An O’Neill cylinder is functionally similar, just on a massive scale. You are still moving relative to the vessel, but some of those forces would still act upon you. There would be no acceleration, and I’m trying to decide whether simulated 1g in this case would be dangerous.
While standing on the inside of a rotating cylinder, you are accelerating. Acceleration is a change in velocity, and velocity includes both speed and direction. Since the cylinder fall is forcing you to travel in a circle, and this causes you to constantly change direction, you are accelerating.

With the merry-go-round, you are not flung-off as you are now free to travel in a straight-line rather than being forced to travel in a circle. So you continue in a straight line in the direction you were moving when you let go.

In an O'Neill cylinder, while standing on the inside surface, both you and "ground" are traveling at the same speed. If you jump, you will begin to travel in a straight line trajectory which is a combination of speed of your jump and the speed of the "ground" But remember, the cylinder also keeps rotating. You will intersect with the ground at almost the same point as you left it and with a difference in velocity that better much matches that of your initial jump.

The caveat here is that the cylinder diameter needs to be large compared to your jump.

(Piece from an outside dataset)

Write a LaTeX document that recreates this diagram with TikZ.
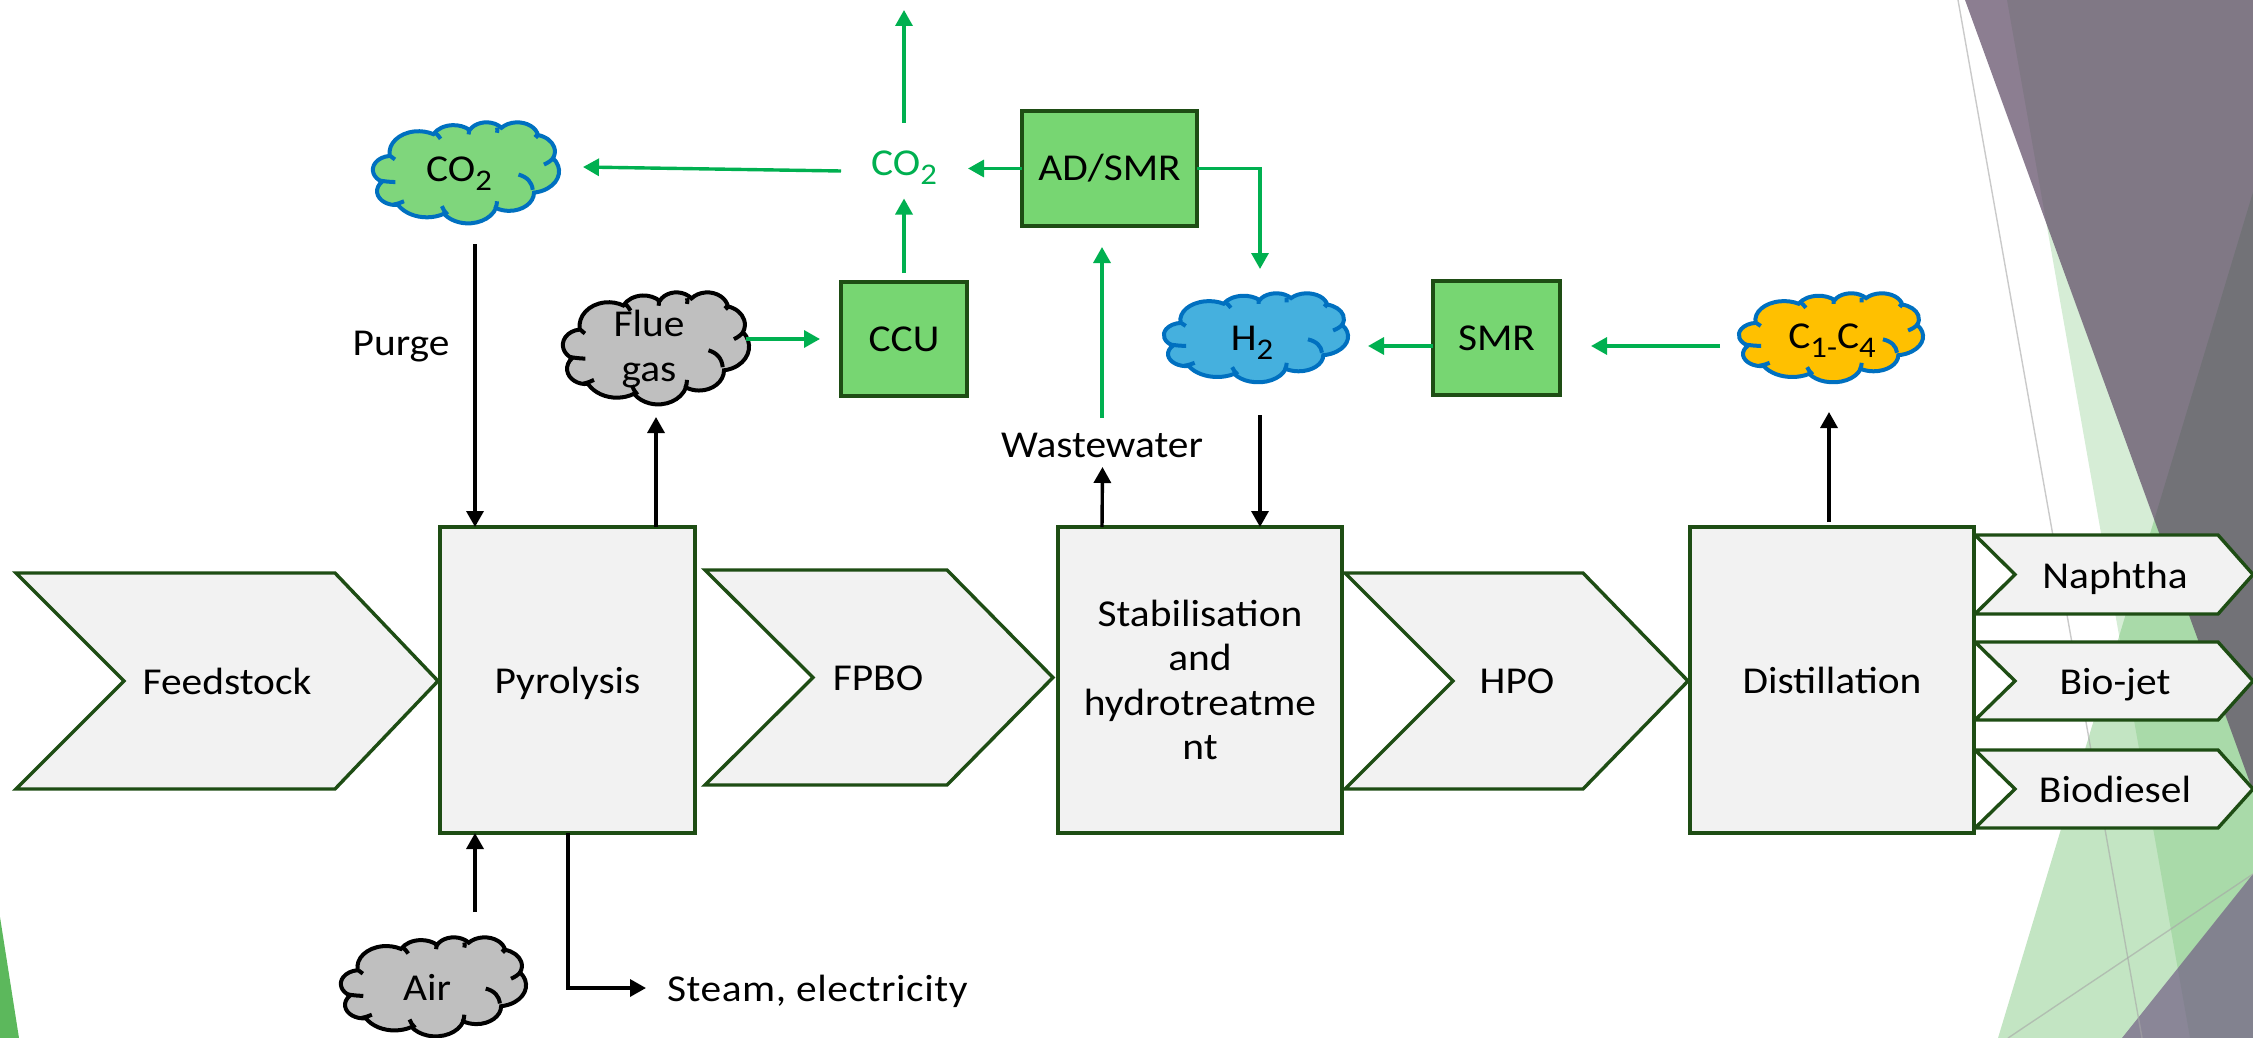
\documentclass[tikz,border=0pt]{standalone}
\usepackage{fontspec}
\setmainfont[FakeStretch=1.09]{Carlito}
\usetikzlibrary{arrows.meta}
\definecolor{dkgreen}{HTML}{1E4D14}
\definecolor{boxgray}{HTML}{F2F2F2}
\definecolor{boxgreen}{HTML}{77D672}
\definecolor{cloudgreen}{HTML}{7FD67C}
\definecolor{cloudgray}{HTML}{BFBFBF}
\definecolor{cloudblue}{HTML}{45B0DE}
\definecolor{cloudyellow}{HTML}{FFC000}
\definecolor{edgeblue}{HTML}{0070C0}
\definecolor{flowgreen}{HTML}{00B050}
\definecolor{bgpurple}{HTML}{5B4763}
\definecolor{bgpurpleb}{HTML}{725E85}
\definecolor{bggreen}{HTML}{5CB85C}
\newcommand\subs[1]{\raisebox{-4.5pt}[0pt][0pt]{\fontsize{15}{15}\selectfont #1}}
\tikzset{
  lbl/.style={inner sep=0pt,outer sep=0pt,font=\fontsize{19}{22.2}\selectfont,align=center,text=black},
  flat/.style={text depth=0pt},
  procbox/.style={lbl,draw=dkgreen,fill=boxgray,line width=1.75pt,anchor=north west},
  greenbox/.style={lbl,draw=dkgreen,fill=boxgreen,line width=1.75pt,anchor=north west},
  chev/.style={draw=dkgreen,fill=boxgray,line width=1.7pt,line join=miter},
  blk/.style={draw=black,line width=1.7pt,-{Triangle[length=8pt,width=8.5pt]}},
  grn/.style={draw=flowgreen,line width=1.7pt,-{Triangle[length=8pt,width=8.5pt]}},
  facetline/.style={draw=black!35,opacity=.6,line width=.7pt},
}
% x0 y0 x1 y1 (reference pixels): a box node
\newcommand\bx[7][]{%
  \pgfmathsetmacro\bw{(#5-#3)*.5}\pgfmathsetmacro\bh{(#6-#4)*.5}%
  \node[#2,minimum width=\bw pt,minimum height=\bh pt,text width=\bw pt-8pt] (#1) at (#3,#4) {#7};}
% notched arrow: x0 notch shoulder x1 y0 y1
\newcommand\chevron[6]{%
  \draw[chev] (#1,#5) -- (#3,#5) -- (#4,{(#5+#6)/2}) -- (#3,#6) -- (#1,#6) -- (#2,{(#5+#6)/2}) -- cycle;}
\newcommand\cloudarc[4]{%
  \pgfmathsetmacro\ca{atan2(#1*sin(#3),#2*cos(#3))}%
  \pgfmathsetmacro\cb{atan2(#1*sin(#3+#4),#2*cos(#3+#4))}%
  \pgfmathsetmacro\cb{\cb+360*(\cb<\ca)}%
  \pgfpatharc{\ca}{\cb}{#1pt and #2pt}}
\newcommand\hook[6]{%
  \pgfpathmoveto{\pgfpoint{#1pt}{#2pt}}%
  \pgfpathquadraticcurveto{\pgfpoint{#3pt}{#4pt}}{\pgfpoint{#5pt}{#6pt}}}
% name x0 y0 x1 y1 fill edge
\newcommand\cloudshape[7]{%
  \pgfmathsetmacro\sx{(#4-#2)*.5/432}\pgfmathsetmacro\sy{-(#5-#3)*.5/432}%
  \begin{scope}[shift={(#2,#3)},xscale=\sx,yscale=\sy]
    \pgfsetlinewidth{2pt}\pgfsetfillcolor{#6}\pgfsetstrokecolor{#7}%
    \pgfpathmoveto{\pgfpoint{39pt}{143.7pt}}%
    \cloudarc{67.53}{91.90}{-190.487}{123.781}%
    \cloudarc{53.33}{72.67}{-144.102}{89.945}%
    \cloudarc{43.65}{59.45}{-145.808}{99.723}%
    \cloudarc{48.57}{65.95}{-130.986}{117.242}%
    \cloudarc{53.33}{72.73}{-78.709}{109.027}%
    \cloudarc{67.75}{92.20}{-46.267}{130.269}%
    \cloudarc{57.85}{78.67}{0.625}{114.033}%
    \cloudarc{67.52}{92.15}{22.452}{115.173}%
    \cloudarc{77.20}{105.43}{66.243}{75.711}%
    \cloudarc{43.60}{59.18}{-274.942}{146.736}%
    \cloudarc{43.45}{59.45}{-246.829}{152.519}%
    \pgfpathclose
    \pgfusepath{fill,stroke}%
    \hook{52}{257}{32}{256}{14}{250}%
    \hook{72}{339}{62}{348}{48}{353}%
    \hook{160}{360}{164}{380}{173}{396}%
    \hook{288}{339}{288}{355}{284}{370}%
    \hook{338}{225}{368}{240}{371}{290}%
    \hook{397}{182}{412}{170}{419}{153}%
    \hook{376}{53}{380}{60}{384}{67}%
    \hook{288}{24}{290}{35}{288}{46}%
    \hook{222}{31}{224}{42}{222}{53}%
    \hook{145}{46}{152}{58}{157}{72}%
    \hook{41}{146}{46}{154}{51}{160}%
    \pgfusepath{stroke}%
  \end{scope}
  \pgfmathsetmacro\cw{(#4-#2)*.5}\pgfmathsetmacro\ch{(#5-#3)*.5}%
  \node[inner sep=0pt,outer sep=0pt,minimum width=\cw pt,minimum height=\ch pt] (#1) at ({(#2+#4)/2},{(#3+#5)/2}) {};}
\begin{document}
\begin{tikzpicture}[x=.5pt,y=-.5pt]
\useasboundingbox (0,0) rectangle (2253,1038);
% background facets
\fill[bggreen,opacity=.25] (2007,0) -- (2190,1038) -- (2253,1038) -- (2253,0) -- cycle;
\fill[bggreen,opacity=.37] (1998,1038) -- (2253,192) -- (2253,1038) -- cycle;
\fill[bgpurple,opacity=.7] (1965,0) -- (2253,0) -- (2253,791) -- cycle;
\fill[bgpurpleb,opacity=.7] (2122,1038) -- (2253,874) -- (2253,1038) -- cycle;
\draw[facetline] (1958,0) -- (2142,1038);
\draw[facetline] (2008,1038) -- (2253,874);
\fill[bggreen] (0,917) -- (19,1038) -- (0,1038) -- cycle;
% notched arrows
\chevron{16}{124}{335}{438}{573}{789}
\chevron{705}{813}{947}{1053}{570}{785}
\chevron{1345}{1453}{1583}{1688}{573}{789}
\chevron{1975}{2015}{2218}{2253}{535}{614}
\chevron{1975}{2015}{2218}{2253}{642}{720}
\chevron{1975}{2015}{2218}{2253}{750}{828}
\node[lbl] (feed) at (227,681) {Feedstock};
\node[lbl] (fpbo) at (878,678) {FPBO};
\node[lbl] (hpo) at (1517,681) {HPO};
\node[lbl,flat] (naph) at (2115,575) {Naphtha};
\node[lbl,flat] (jet) at (2115,681) {Bio-jet};
\node[lbl] (dies) at (2115,789) {Biodiesel};
% process boxes
\bx[pyro]{procbox,flat}{440}{527}{695}{833}{Pyrolysis}
\bx[stab]{procbox}{1058}{527}{1342}{833}{Stabilisation\\and\\hydrotreatme\\nt}
\bx[dist]{procbox}{1690}{527}{1974}{833}{Distillation}
\bx[ccu]{greenbox}{841}{282}{967}{396}{CCU}
\bx[ad]{greenbox}{1022}{111}{1197}{226}{AD/SMR}
\bx[smr]{greenbox}{1433}{281}{1560}{395}{SMR}
% clouds
\cloudshape{co2c}{373}{122}{559}{223}{cloudgreen}{edgeblue}
\cloudshape{flue}{563}{292}{749}{404}{cloudgray}{black}
\cloudshape{hyd}{1164}{293}{1348}{382}{cloudblue}{edgeblue}
\cloudshape{cfour}{1739}{293}{1923}{382}{cloudyellow}{edgeblue}
\cloudshape{air}{341}{937}{526}{1036}{cloudgray}{black}
\node[lbl] (co2ctxt) at (459,169) {CO\subs{2}};
\node[lbl] (fluetxt) at (649,349) {Flue\\gas};
\node[lbl] (hydtxt) at (1252,338) {H\subs{2}};
\node[lbl] (cfourtxt) at (1832,336) {C\subs{1-}C\subs{4}};
\node[lbl] (airtxt) at (427,987) {Air};
% free labels
\node[lbl,flat] (purge) at (401,343) {Purge};
\node[lbl] (ww) at (1102,445) {Wastewater};
\node[lbl,text=flowgreen] (co2t) at (904,163) {CO\subs{2}};
\node[lbl,anchor=west,flat] (steam) at (667,988) {\addfontfeature{LetterSpace=1.5}Steam, electricity};
\coordinate (topend) at (904,10);
% black connectors
\draw[blk] ([xshift=4.5pt,yshift=-10.5pt]co2c.south) -- ([xshift=17.5pt]pyro.north west);
\draw[blk] ([xshift=108pt]pyro.north west) -- ([yshift=-6.5pt]flue.south);
\draw[blk] ([xshift=20.75pt,yshift=12.5pt]air.north) -- ([xshift=17.5pt]pyro.south west);
\draw[blk] ([xshift=64pt]pyro.south west) |- ([xshift=-10.5pt]steam.west);
\draw[blk] ([xshift=22pt]stab.north west) -- ([xshift=.25pt,yshift=-11pt]ww.center);
\draw[blk] ([xshift=2pt,yshift=-16.5pt]hyd.south) -- ([xshift=-41pt]stab.north east);
\draw[blk] ([xshift=-1.5pt,yshift=2.5pt]dist.north) -- ([xshift=-1pt,yshift=-15pt]cfour.south);
% green connectors
\draw[grn] ([yshift=13.5pt]ww.center) -- ([xshift=-3.75pt,yshift=-10.5pt]ad.south);
\draw[grn] (ad.east) -| ([xshift=2pt,yshift=12pt]hyd.north);
\draw[grn] (ad.west) -- ([xshift=32pt]co2t.center |- ad.west);
\draw[grn] ([xshift=-31.5pt,yshift=-4pt]co2t.center) -- ([xshift=12pt,yshift=2.75pt]co2c.east);
\draw[grn] ([yshift=4.5pt]ccu.north) -- ([yshift=-17.75pt]co2t.center);
\draw[grn] ([yshift=20pt]co2t.center) -- (topend);
\draw[grn] ([xshift=-1.5pt]flue.east |- ccu.west) -- ([xshift=-10.5pt]ccu.west);
\draw[grn] ([xshift=-9.5pt,yshift=-4.25pt]cfour.west) -- ([xshift=15.5pt,yshift=-4pt]smr.east);
\draw[grn] ([yshift=-4pt]smr.west) -- ([xshift=10pt,yshift=-4.25pt]hyd.east);
\end{tikzpicture}
\end{document}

With a small cylinder, the curvature will be such that there can be a significant difference, and you would land awkwardly.

Or, for example, if it were possible for you to jump hard enough to travel across the diameter of the cylinder, the ground on the far side has a velocity in the opposite direction of the ground you left, and there will be a significant velocity difference between you and it when you contact.

But with a large cylinder, and normal activity, it would be hard to casually distinguish between standing on the Earth and being in a O'Neill cylinder using just the way things "fall".

SolarisOne, Aerdan and PeroK
Wonderful, thank you both! I wasn’t thinking about the velocity changing because of the direction. So if you were to step out of a building on the 5th floor, assuming the cylinder is large enough that the difference in gravity is negligible, once you are no longer touching the building would your momentum towards the ground be a static speed? Because at that point there are no other notable forces acting on your body, and this is where my confusion lies.

You could also push off from the very center. You accelerate as you push off, but once you are done pushing, your speed won’t change minus the minor effects of air resistance from atmosphere you move through. As you move towards the ground, that speed never changes, but the ground is moving rapidly relative to you. Your impact with the ground wouldn’t be hard from your momentum, but it would be from the spinning of the cylinder.

If you stepped off a platform at half the height, you would have a similar effect once you are no longer touching the platform. You will move at a higher velocity towards the ground (4.9 m/s). Even with the motion, you would still land in a different spot relative to your starting position: not directly below. As this distance towards the cylinder is decreased, you will eventually land closer to the spot vertically from where you started.

My question then is if you fell from a small height close to the edge, you would still land in the same spot, but wouldn’t your velocity be immediately 1g?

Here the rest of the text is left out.